──────── GIVEN MATERIAL

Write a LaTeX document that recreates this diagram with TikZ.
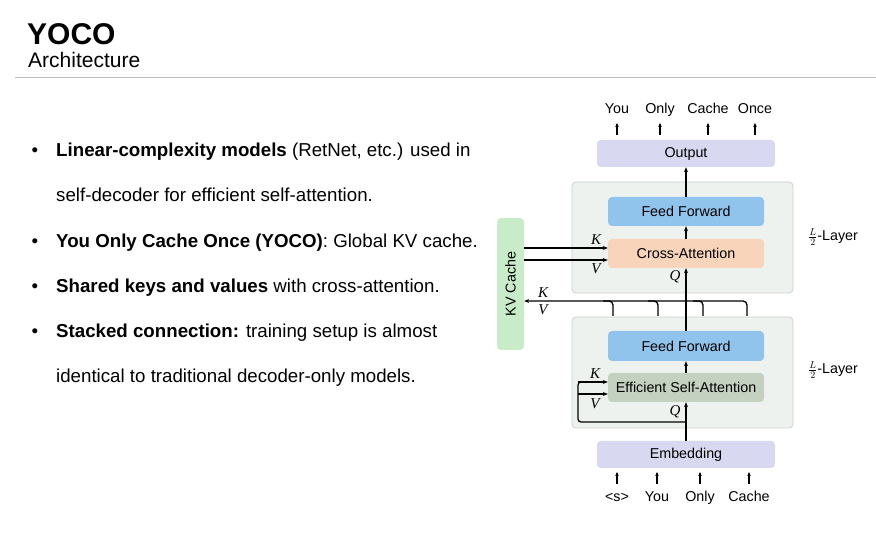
\documentclass[tikz,border=0pt]{standalone}
\usepackage{fontspec}
\setmainfont{Liberation Sans}
\newfontfamily\labfont{Liberation Serif}
\usetikzlibrary{arrows.meta}
\definecolor{lav}{RGB}{216,216,240}
\definecolor{ffblue}{RGB}{145,196,236}
\definecolor{peach}{RGB}{248,212,186}
\definecolor{esa}{RGB}{196,208,192}
\definecolor{kvg}{RGB}{200,236,200}
\definecolor{layerfill}{RGB}{238,242,238}
\definecolor{layerdraw}{RGB}{205,210,205}
\definecolor{rulegray}{RGB}{190,190,190}
\tikzset{
  blk/.style={rounded corners=4pt, minimum width=156pt, minimum height=29pt, inner sep=0pt, font=\fontsize{14.3}{16}\selectfont},
  layer/.style={rounded corners=4pt, fill=layerfill, draw=layerdraw, line width=0.8pt, minimum width=221pt, minimum height=111pt, inner sep=0pt},
  conn/.style={line width=1.3pt, -{Stealth[length=5pt,width=4pt]}},
  plain/.style={line width=1.3pt},
  word/.style={font=\fontsize{14.3}{16}\selectfont, inner sep=0pt, anchor=base},
  tok/.style={line width=1.2pt, -{Stealth[length=4pt,width=3.5pt]}},
  lab/.style={font=\labfont\itshape\fontsize{15}{17}\selectfont, inner sep=0pt},
  bul/.style={font=\fontsize{18.7}{22}\selectfont, anchor=base west, inner sep=0pt},
}
\begin{document}
\begin{tikzpicture}[x=1pt,y=-1pt]
\useasboundingbox (0,0) rectangle (876,534);
\fill[white] (0,0) rectangle (876,534);
% title
\node[anchor=base west, inner sep=0pt, font=\fontsize{30}{32}\selectfont\bfseries] (title) at (27,45) {YOCO};
\node[anchor=base west, inner sep=0pt, font=\fontsize{21}{24}\selectfont] (subtitle) at (28,68) {Architecture};
\draw[rulegray, line width=0.8pt] (15,77) -- (876,77);
% bullets
\foreach \yy/\nm in {157/b1,248/b3,293/b4,338/b5}{\node[bul, anchor=base] (\nm dot) at (35,\yy) {\textbullet};}
\node[bul] (b1) at (56,157) {\textbf{Linear-complexity models} (RetNet, etc.) used in};
\node[bul] (b2) at (56,202) {self-decoder for efficient self-attention.};
\node[bul] (b3) at (56,248) {\textbf{You Only Cache Once (YOCO)}: Global KV cache.};
\node[bul] (b4) at (56,293) {\textbf{Shared keys and values} with cross-attention.};
\node[bul] (b5) at (56,338) {\textbf{Stacked connection:} training setup is almost};
\node[bul] (b6) at (56,383) {identical to traditional decoder-only models.};
% diagram boxes
\node[layer] (up) at (682.5,237.5) {};
\node[layer] (lo) at (682.5,372.5) {};
\node[blk, fill=lav, minimum width=178pt, minimum height=27pt] (out) at (686,153.5) {Output};
\node[blk, fill=ffblue] (ff1) at (686,211.5) {Feed Forward};
\node[blk, fill=peach] (ca) at (686,253.5) {Cross-Attention};
\node[blk, fill=ffblue, minimum height=30pt] (ff2) at (686,346) {Feed Forward};
\node[blk, fill=esa] (esa) at (686,387.5) {Efficient Self-Attention};
\node[blk, fill=lav, minimum width=178pt, minimum height=27pt] (emb) at (686,454.5) {Embedding};
\node[blk, fill=kvg, minimum width=27pt, minimum height=132pt] (kv) at (510.5,284) {};
\node[font=\fontsize{14.3}{16}\selectfont, inner sep=0pt, rotate=90] (kvt) at (510.5,284) {KV Cache};
% layer labels
\node[font=\fontsize{14.3}{16}\selectfont, inner sep=0pt, anchor=west] (l1) at (808,237) {$\frac{L}{2}$-Layer};
\node[font=\fontsize{14.3}{16}\selectfont, inner sep=0pt, anchor=west] (l2) at (808,370) {$\frac{L}{2}$-Layer};
% top words
\foreach \xx/\w/\nm in {617/You/t1,660/Only/t2,708/Cache/t3,755/Once/t4}{
  \node[word] (\nm) at (\xx,114) {\w};
  \coordinate (\nm a) at (\xx,135);
  \coordinate (\nm b) at (\xx,123);
  \draw[tok] (\nm a) -- (\nm b);
}
% bottom words
\foreach \xx/\w/\nm in {617/{<s>}/s1,657/You/s2,700/Only/s3,749/Cache/s4}{
  \node[word] (\nm) at (\xx,501) {\w};
  \coordinate (\nm a) at (\xx,484);
  \coordinate (\nm b) at (\xx,472);
  \draw[tok] (\nm a) -- (\nm b);
}
% main flow
\draw[conn] (emb.north) -- (esa.south);
\node[lab] (q2) at (675,412) {Q};
\draw[conn] (esa.north) -- (ff2.south);
\draw[conn] (ff2.north) -- (ca.south);
\node[lab] (q1) at (675,277) {Q};
\draw[conn] (ca.north) -- (ff1.south);
\draw[conn] (ff1.north) -- (out.south);
% self-attention loop
\coordinate (lp) at (686,422);
\coordinate (lc) at (578,394);
\draw[plain, rounded corners=3pt] (lp) -- (578,422) -- (578,382) -- (590,382);
\draw[conn] (578,382) -- (esa.west |- 0,382);
\draw[conn] (lc) -- (esa.west |- 0,394);
\node[lab] (k2) at (595,374) {K};
\node[lab] (v2) at (595,404) {V};
% KV cache to cross attention
\draw[conn] (kv.east |- 0,248) -- (ca.west |- 0,248);
\draw[conn] (kv.east |- 0,260) -- (ca.west |- 0,260);
\node[lab] (k1) at (596,240) {K};
\node[lab] (v1) at (596,269) {V};
% KV line from lower layer
\coordinate (br4) at (747,316);
\coordinate (br3) at (703,316);
\coordinate (br2) at (658,316);
\coordinate (br1) at (613,316);
\draw[conn, rounded corners=4pt] (br4) -- (747,301) -- (kv.east |- 0,301);
\foreach \b in {br1,br2,br3}{
  \draw[plain, rounded corners=4pt] (\b) |- ++(-10,-15);
}
\node[lab] (k3) at (543,293) {K};
\node[lab] (v3) at (543,310) {V};
\end{tikzpicture}
\end{document}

────────────────

## GIVEN INSTRUCTION:
Give all the lines above again, character for character, without pictures.

## THE ANSWER:
Write a LaTeX document that recreates this diagram with TikZ.
\documentclass[tikz,border=0pt]{standalone}
\usepackage{fontspec}
\setmainfont{Liberation Sans}
\newfontfamily\labfont{Liberation Serif}
\usetikzlibrary{arrows.meta}
\definecolor{lav}{RGB}{216,216,240}
\definecolor{ffblue}{RGB}{145,196,236}
\definecolor{peach}{RGB}{248,212,186}
\definecolor{esa}{RGB}{196,208,192}
\definecolor{kvg}{RGB}{200,236,200}
\definecolor{layerfill}{RGB}{238,242,238}
\definecolor{layerdraw}{RGB}{205,210,205}
\definecolor{rulegray}{RGB}{190,190,190}
\tikzset{
  blk/.style={rounded corners=4pt, minimum width=156pt, minimum height=29pt, inner sep=0pt, font=\fontsize{14.3}{16}\selectfont},
  layer/.style={rounded corners=4pt, fill=layerfill, draw=layerdraw, line width=0.8pt, minimum width=221pt, minimum height=111pt, inner sep=0pt},
  conn/.style={line width=1.3pt, -{Stealth[length=5pt,width=4pt]}},
  plain/.style={line width=1.3pt},
  word/.style={font=\fontsize{14.3}{16}\selectfont, inner sep=0pt, anchor=base},
  tok/.style={line width=1.2pt, -{Stealth[length=4pt,width=3.5pt]}},
  lab/.style={font=\labfont\itshape\fontsize{15}{17}\selectfont, inner sep=0pt},
  bul/.style={font=\fontsize{18.7}{22}\selectfont, anchor=base west, inner sep=0pt},
}
\begin{document}
\begin{tikzpicture}[x=1pt,y=-1pt]
\useasboundingbox (0,0) rectangle (876,534);
\fill[white] (0,0) rectangle (876,534);
% title
\node[anchor=base west, inner sep=0pt, font=\fontsize{30}{32}\selectfont\bfseries] (title) at (27,45) {YOCO};
\node[anchor=base west, inner sep=0pt, font=\fontsize{21}{24}\selectfont] (subtitle) at (28,68) {Architecture};
\draw[rulegray, line width=0.8pt] (15,77) -- (876,77);
% bullets
\foreach \yy/\nm in {157/b1,248/b3,293/b4,338/b5}{\node[bul, anchor=base] (\nm dot) at (35,\yy) {\textbullet};}
\node[bul] (b1) at (56,157) {\textbf{Linear-complexity models} (RetNet, etc.) used in};
\node[bul] (b2) at (56,202) {self-decoder for efficient self-attention.};
\node[bul] (b3) at (56,248) {\textbf{You Only Cache Once (YOCO)}: Global KV cache.};
\node[bul] (b4) at (56,293) {\textbf{Shared keys and values} with cross-attention.};
\node[bul] (b5) at (56,338) {\textbf{Stacked connection:} training setup is almost};
\node[bul] (b6) at (56,383) {identical to traditional decoder-only models.};
% diagram boxes
\node[layer] (up) at (682.5,237.5) {};
\node[layer] (lo) at (682.5,372.5) {};
\node[blk, fill=lav, minimum width=178pt, minimum height=27pt] (out) at (686,153.5) {Output};
\node[blk, fill=ffblue] (ff1) at (686,211.5) {Feed Forward};
\node[blk, fill=peach] (ca) at (686,253.5) {Cross-Attention};
\node[blk, fill=ffblue, minimum height=30pt] (ff2) at (686,346) {Feed Forward};
\node[blk, fill=esa] (esa) at (686,387.5) {Efficient Self-Attention};
\node[blk, fill=lav, minimum width=178pt, minimum height=27pt] (emb) at (686,454.5) {Embedding};
\node[blk, fill=kvg, minimum width=27pt, minimum height=132pt] (kv) at (510.5,284) {};
\node[font=\fontsize{14.3}{16}\selectfont, inner sep=0pt, rotate=90] (kvt) at (510.5,284) {KV Cache};
% layer labels
\node[font=\fontsize{14.3}{16}\selectfont, inner sep=0pt, anchor=west] (l1) at (808,237) {$\frac{L}{2}$-Layer};
\node[font=\fontsize{14.3}{16}\selectfont, inner sep=0pt, anchor=west] (l2) at (808,370) {$\frac{L}{2}$-Layer};
% top words
\foreach \xx/\w/\nm in {617/You/t1,660/Only/t2,708/Cache/t3,755/Once/t4}{
  \node[word] (\nm) at (\xx,114) {\w};
  \coordinate (\nm a) at (\xx,135);
  \coordinate (\nm b) at (\xx,123);
  \draw[tok] (\nm a) -- (\nm b);
}
% bottom words
\foreach \xx/\w/\nm in {617/{<s>}/s1,657/You/s2,700/Only/s3,749/Cache/s4}{
  \node[word] (\nm) at (\xx,501) {\w};
  \coordinate (\nm a) at (\xx,484);
  \coordinate (\nm b) at (\xx,472);
  \draw[tok] (\nm a) -- (\nm b);
}
% main flow
\draw[conn] (emb.north) -- (esa.south);
\node[lab] (q2) at (675,412) {Q};
\draw[conn] (esa.north) -- (ff2.south);
\draw[conn] (ff2.north) -- (ca.south);
\node[lab] (q1) at (675,277) {Q};
\draw[conn] (ca.north) -- (ff1.south);
\draw[conn] (ff1.north) -- (out.south);
% self-attention loop
\coordinate (lp) at (686,422);
\coordinate (lc) at (578,394);
\draw[plain, rounded corners=3pt] (lp) -- (578,422) -- (578,382) -- (590,382);
\draw[conn] (578,382) -- (esa.west |- 0,382);
\draw[conn] (lc) -- (esa.west |- 0,394);
\node[lab] (k2) at (595,374) {K};
\node[lab] (v2) at (595,404) {V};
% KV cache to cross attention
\draw[conn] (kv.east |- 0,248) -- (ca.west |- 0,248);
\draw[conn] (kv.east |- 0,260) -- (ca.west |- 0,260);
\node[lab] (k1) at (596,240) {K};
\node[lab] (v1) at (596,269) {V};
% KV line from lower layer
\coordinate (br4) at (747,316);
\coordinate (br3) at (703,316);
\coordinate (br2) at (658,316);
\coordinate (br1) at (613,316);
\draw[conn, rounded corners=4pt] (br4) -- (747,301) -- (kv.east |- 0,301);
\foreach \b in {br1,br2,br3}{
  \draw[plain, rounded corners=4pt] (\b) |- ++(-10,-15);
}
\node[lab] (k3) at (543,293) {K};
\node[lab] (v3) at (543,310) {V};
\end{tikzpicture}
\end{document}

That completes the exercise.